To say more would ruin the surprise of the often horrific shifts that take place in the narrative. Suffice to say, this is a sometimes shockingly perverse and Sadean adventure, that includes one moment of CANNIBAL HOLOCAUST intensity that I presume was faked but does not play that way - and is one of several reasons why this film should be kept away from children. I've learned that Verne himself did not shy away from animal violence in his novels of survival, and also that his reputation as a writer for all ages was largely rooted in the often barbarically reductive translations of his work - so the content of this film may well be a plausible adaptation of his original novel - for a long time available here only in a more child-friendly version revised by Verne's son, Michel. 

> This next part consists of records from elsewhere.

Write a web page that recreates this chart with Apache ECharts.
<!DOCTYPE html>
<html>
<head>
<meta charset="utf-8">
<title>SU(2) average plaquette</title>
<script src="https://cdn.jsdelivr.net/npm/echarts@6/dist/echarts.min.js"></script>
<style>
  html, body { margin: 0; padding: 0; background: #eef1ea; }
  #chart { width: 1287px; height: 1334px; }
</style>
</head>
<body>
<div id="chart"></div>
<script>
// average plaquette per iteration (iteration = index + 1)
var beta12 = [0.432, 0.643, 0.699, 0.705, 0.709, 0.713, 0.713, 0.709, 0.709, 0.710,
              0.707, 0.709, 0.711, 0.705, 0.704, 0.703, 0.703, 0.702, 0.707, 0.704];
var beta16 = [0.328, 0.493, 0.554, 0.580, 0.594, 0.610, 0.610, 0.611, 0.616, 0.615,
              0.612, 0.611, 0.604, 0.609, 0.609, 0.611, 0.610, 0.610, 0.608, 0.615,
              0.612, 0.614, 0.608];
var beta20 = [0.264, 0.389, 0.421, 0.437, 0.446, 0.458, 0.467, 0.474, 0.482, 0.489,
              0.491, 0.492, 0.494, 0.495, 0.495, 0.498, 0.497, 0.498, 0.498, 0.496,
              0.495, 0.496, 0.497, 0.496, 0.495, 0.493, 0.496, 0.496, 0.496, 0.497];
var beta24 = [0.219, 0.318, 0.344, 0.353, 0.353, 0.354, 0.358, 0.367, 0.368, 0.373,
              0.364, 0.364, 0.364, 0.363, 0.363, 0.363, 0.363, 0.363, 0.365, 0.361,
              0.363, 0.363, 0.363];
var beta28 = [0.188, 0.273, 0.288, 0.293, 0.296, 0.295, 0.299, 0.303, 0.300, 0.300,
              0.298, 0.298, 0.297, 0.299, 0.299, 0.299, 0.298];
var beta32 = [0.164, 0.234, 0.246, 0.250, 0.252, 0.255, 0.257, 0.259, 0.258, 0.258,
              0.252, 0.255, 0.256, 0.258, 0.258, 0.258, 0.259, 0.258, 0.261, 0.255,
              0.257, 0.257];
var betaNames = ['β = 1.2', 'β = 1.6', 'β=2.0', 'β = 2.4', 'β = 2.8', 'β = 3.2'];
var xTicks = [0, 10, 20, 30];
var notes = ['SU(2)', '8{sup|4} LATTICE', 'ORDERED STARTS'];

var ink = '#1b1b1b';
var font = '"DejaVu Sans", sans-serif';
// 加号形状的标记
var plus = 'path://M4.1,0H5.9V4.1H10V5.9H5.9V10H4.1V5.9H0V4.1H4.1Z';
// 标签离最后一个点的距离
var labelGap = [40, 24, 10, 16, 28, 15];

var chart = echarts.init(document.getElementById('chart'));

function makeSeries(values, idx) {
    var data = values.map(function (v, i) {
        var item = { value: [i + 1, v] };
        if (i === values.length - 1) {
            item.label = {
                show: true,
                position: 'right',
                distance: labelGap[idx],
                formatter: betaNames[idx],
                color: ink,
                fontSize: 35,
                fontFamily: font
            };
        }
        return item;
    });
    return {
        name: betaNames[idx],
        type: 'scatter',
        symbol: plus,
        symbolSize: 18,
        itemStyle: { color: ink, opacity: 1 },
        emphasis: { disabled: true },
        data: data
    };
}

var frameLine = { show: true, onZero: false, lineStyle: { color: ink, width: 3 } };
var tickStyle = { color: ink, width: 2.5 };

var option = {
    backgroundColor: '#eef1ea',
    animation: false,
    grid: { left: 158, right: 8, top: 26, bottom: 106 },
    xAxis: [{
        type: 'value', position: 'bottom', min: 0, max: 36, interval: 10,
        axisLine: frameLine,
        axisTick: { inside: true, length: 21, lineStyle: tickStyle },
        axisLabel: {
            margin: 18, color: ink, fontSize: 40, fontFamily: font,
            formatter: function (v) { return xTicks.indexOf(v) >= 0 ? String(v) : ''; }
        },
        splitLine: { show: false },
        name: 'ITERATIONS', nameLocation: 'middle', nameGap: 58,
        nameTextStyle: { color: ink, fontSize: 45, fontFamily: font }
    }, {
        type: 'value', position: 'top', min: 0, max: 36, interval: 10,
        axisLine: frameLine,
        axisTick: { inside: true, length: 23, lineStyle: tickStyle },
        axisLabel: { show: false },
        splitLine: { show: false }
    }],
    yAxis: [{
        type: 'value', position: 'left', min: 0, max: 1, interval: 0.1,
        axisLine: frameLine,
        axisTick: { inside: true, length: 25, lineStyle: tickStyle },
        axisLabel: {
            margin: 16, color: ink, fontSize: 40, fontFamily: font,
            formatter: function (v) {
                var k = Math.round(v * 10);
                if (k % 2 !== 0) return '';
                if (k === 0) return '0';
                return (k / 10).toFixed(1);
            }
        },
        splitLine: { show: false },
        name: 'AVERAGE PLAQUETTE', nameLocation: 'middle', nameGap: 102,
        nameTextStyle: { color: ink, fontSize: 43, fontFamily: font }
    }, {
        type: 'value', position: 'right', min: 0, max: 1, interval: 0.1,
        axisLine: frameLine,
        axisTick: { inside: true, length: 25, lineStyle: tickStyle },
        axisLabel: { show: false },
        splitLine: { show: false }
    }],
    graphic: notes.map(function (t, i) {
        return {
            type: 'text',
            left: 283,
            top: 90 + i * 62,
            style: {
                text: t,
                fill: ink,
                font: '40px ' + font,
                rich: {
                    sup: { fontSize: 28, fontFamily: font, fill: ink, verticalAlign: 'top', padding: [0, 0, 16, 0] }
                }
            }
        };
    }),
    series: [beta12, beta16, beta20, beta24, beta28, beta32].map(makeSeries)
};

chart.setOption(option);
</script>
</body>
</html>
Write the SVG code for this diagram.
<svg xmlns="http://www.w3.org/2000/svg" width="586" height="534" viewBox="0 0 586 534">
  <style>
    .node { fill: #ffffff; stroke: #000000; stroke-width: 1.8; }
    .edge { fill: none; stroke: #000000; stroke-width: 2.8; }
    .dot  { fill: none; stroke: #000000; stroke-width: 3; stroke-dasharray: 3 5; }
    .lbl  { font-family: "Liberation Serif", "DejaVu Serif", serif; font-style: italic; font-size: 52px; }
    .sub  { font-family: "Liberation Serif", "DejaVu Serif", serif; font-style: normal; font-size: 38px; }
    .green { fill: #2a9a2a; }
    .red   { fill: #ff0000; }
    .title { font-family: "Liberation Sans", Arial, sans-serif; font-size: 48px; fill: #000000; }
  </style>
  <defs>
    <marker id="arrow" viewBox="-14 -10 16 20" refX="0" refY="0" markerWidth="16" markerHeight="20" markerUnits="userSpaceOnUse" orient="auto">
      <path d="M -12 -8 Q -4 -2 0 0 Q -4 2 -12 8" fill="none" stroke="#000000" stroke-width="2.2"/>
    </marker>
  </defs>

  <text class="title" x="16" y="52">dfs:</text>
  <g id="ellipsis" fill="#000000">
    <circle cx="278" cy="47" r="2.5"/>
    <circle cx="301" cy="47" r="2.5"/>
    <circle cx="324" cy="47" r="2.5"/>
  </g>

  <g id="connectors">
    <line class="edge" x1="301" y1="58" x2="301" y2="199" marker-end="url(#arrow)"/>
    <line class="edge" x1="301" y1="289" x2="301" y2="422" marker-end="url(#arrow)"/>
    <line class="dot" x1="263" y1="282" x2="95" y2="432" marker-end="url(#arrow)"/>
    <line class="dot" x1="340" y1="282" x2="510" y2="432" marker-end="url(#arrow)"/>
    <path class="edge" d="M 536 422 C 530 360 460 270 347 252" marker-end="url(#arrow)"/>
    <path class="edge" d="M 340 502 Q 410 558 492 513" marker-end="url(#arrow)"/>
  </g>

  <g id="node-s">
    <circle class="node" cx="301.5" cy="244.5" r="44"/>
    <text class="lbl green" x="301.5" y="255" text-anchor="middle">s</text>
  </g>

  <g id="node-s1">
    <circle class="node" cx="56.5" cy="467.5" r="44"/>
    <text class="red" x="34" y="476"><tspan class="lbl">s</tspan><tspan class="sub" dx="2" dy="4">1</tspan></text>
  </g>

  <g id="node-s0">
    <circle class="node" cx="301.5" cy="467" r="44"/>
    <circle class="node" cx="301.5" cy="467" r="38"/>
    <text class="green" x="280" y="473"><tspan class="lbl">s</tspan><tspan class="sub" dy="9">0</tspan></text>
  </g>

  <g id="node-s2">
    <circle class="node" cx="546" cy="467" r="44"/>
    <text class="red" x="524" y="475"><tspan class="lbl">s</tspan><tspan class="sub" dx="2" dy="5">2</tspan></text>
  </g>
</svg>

Yul Brynner with Samantha Eggar.
Much like Burt Lancaster in THE TRAIN, this film presents a 50-something Douglas in most impressive physical condition, doing many of his own stunts in a highly physical performance shot entirely on location. The film finds its dramatic crux when the wreckers overtake a ship whose unfortunate passengers include a lookalike for Will's lost love (Samantha Eggar), a subplot that - rather admirably - plays out in a manner quite opposite to what we may expect, further confirming the hero’s disillusionment with mankind. The flashbacks to this backstory stylistically evoke the similar structure of Sergio Leone’s FOR A FEW DOLLARS MORE (1965), and director Kevin Billington's handling of the picture - photographed by Henri Decaë (PURPLE NOON), with second unit special effects photography by Cecilia Paniagua (LISA AND THE DEVIL) - evokes Leone more than once. The score by the usually reliable Piero Piccioni is frankly uninspired, not one of his best.


Original US half-sheet.
All in all, though admittedly erratic and downbeat, THE LIGHT AT THE EDGE OF THE WORLD is a nonetheless strangely rousing and uneasily shaken adventure, worthy of rediscovery. I understand this film's current US DVD release is quite poor in quality and a must to avoid; alternately, there is a region-free Spanish DVD import with optional English audio with 2.1 stereo sound which Amazon user comments seem to think is quite good, though it's reportedly missing a few seconds involving a vicious stunt overturning a horse. Clearly, a definitive Blu-ray edition is much needed.

In related news, please be aware that Walt Disney has finally just issued their classic 1954 film of Verne's 20,000 LEAGUES UNDER THE SEA, starring Kirk Douglas, on Blu-ray. Though it's Disney Movie Club exclusive, it is also available from various eBay sellers for those with aversions to membership.